Réalisé seulement cinq ans après la publication du plus célèbre roman de Milan Kundera, L’Insoutenable légèreté de l’être aurait pu être de ces brillantes adaptations si le projet n’avait pas été supervisé par Philip Kaufman, réalisateur honnête mais sans aucun génie.
Des quelques romans écrits par le célèbre écrivain tchèque naturalisé français, parmi lesquels le magnifique La vie est ailleurs, seul le plus célèbre d’entre eux, L’Insoutenable Légèreté de l’être (publié en 1984) aura fait l’objet d’une adaptation cinématographique. Compte tenu du style très personnel de Kundera, où les multiples ellipses et ruptures dans le récit ont pour seul objectif l’atteinte d’une sorte de sublimation, il y avait de quoi espérer un film à la mise en scène et au montage inventifs où se mêleraient romantisme et abstraction de l’être, projections et immatérialité du désir. Mais plutôt que de se nourrir de ce qui fait l’essence même du style de Kundera, Philip Kaufman, honnête réalisateur dépourvu du moindre génie, ne sort jamais d’un cahier des charges édicté par un scénario habilement écrit par Jean-Claude Carrière. Plutôt que de plonger dans les tréfonds tortueux de l’âme de Tomas, chirurgien séducteur, l’adaptation va plutôt chercher le juste équilibre entre l’histoire d’amour chaloupée entre deux des personnages principaux et une reconstitution historique (nous sommes à Prague pendant les événements de 1968).

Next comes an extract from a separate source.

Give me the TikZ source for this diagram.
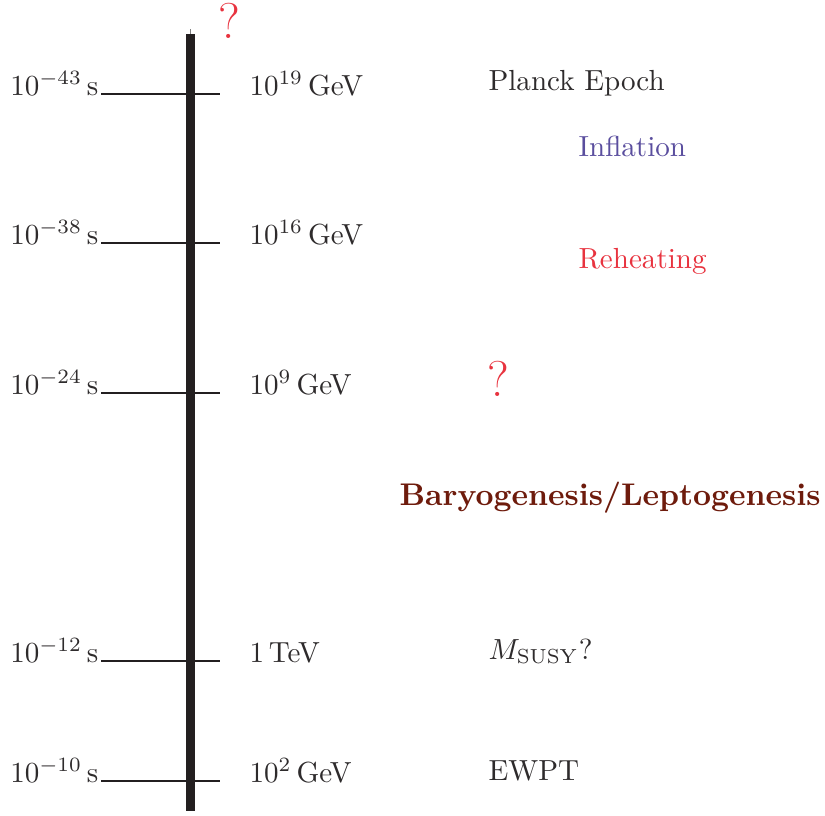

Plongés au cœur des tourments de l’histoire, ce qui nous vaudra quelques scènes d’anthologie de reconstitution de la révolte populaire face aux chars soviétiques, les personnages ne sortent jamais véritablement de la pose à laquelle on les condamne : l’amante sulfureuse, l’épouse révoltée qui se lève dignement contre la censure, l’homme hédoniste rattrapé par son insouciance, etc. C’est avec l’application scolaire d’un metteur en scène faussement concerné par l’incandescence de son sujet que Philip Kaufman tente de saisir les tourments de ses personnages. Mais malheureusement, en prodiguant un système voué à la pure représentation, le réalisateur ne prend jamais le risque que quelque chose lui échappe ou se dérobe, quitte à flirter avec le cliché et une esthétique un brin tape-à-l’œil qui fait du charme slave un piège à touristes.
Servie par une photographie un peu nébuleuse (peut-être qu’un jour on redécouvrira sous un nouvel angle le travail de nombreux chefs opérateurs des années 1980 ?), la mise en scène oscille entre image d’Épinal d’un Prague fantasmé (à l’époque de la réalisation du film, le bloc communiste n’était pas encore tombé) et drame intimiste où les enjeux sentimentaux se rejouent sur l’oreiller jusqu’à épuisement des corps. Mais même l’érotisme des certaines scènes fait chic et toc, comme si le réalisateur était trop conscient du potentiel sulfureux de son film pour l’assumer jusqu’au bout. Cela donne un résultat vaguement pudibond quand le livre pose la question de l’affranchissement de la morale, ce qui ne fait jamais oublier qu’en dépit du roman de Kundera, du scénariste français et des acteurs européens, le projet porte en lui certains travers du puritanisme du pays qui l’a produit : les États-Unis. Daniel Day-Lewis et Juliette Binoche (qu’on fait parler anglais avec un accent à couper au couteau) font ce qu’ils peuvent pour donner à leurs aventures ce souffle épique attendu. Mais malheureusement rien n’y fait. Si le film n’est jamais vraiment honteux, le résultat fait constamment regretter ce que cette adaptation aurait pu donner entre les mains d’un réalisateur plus téméraire.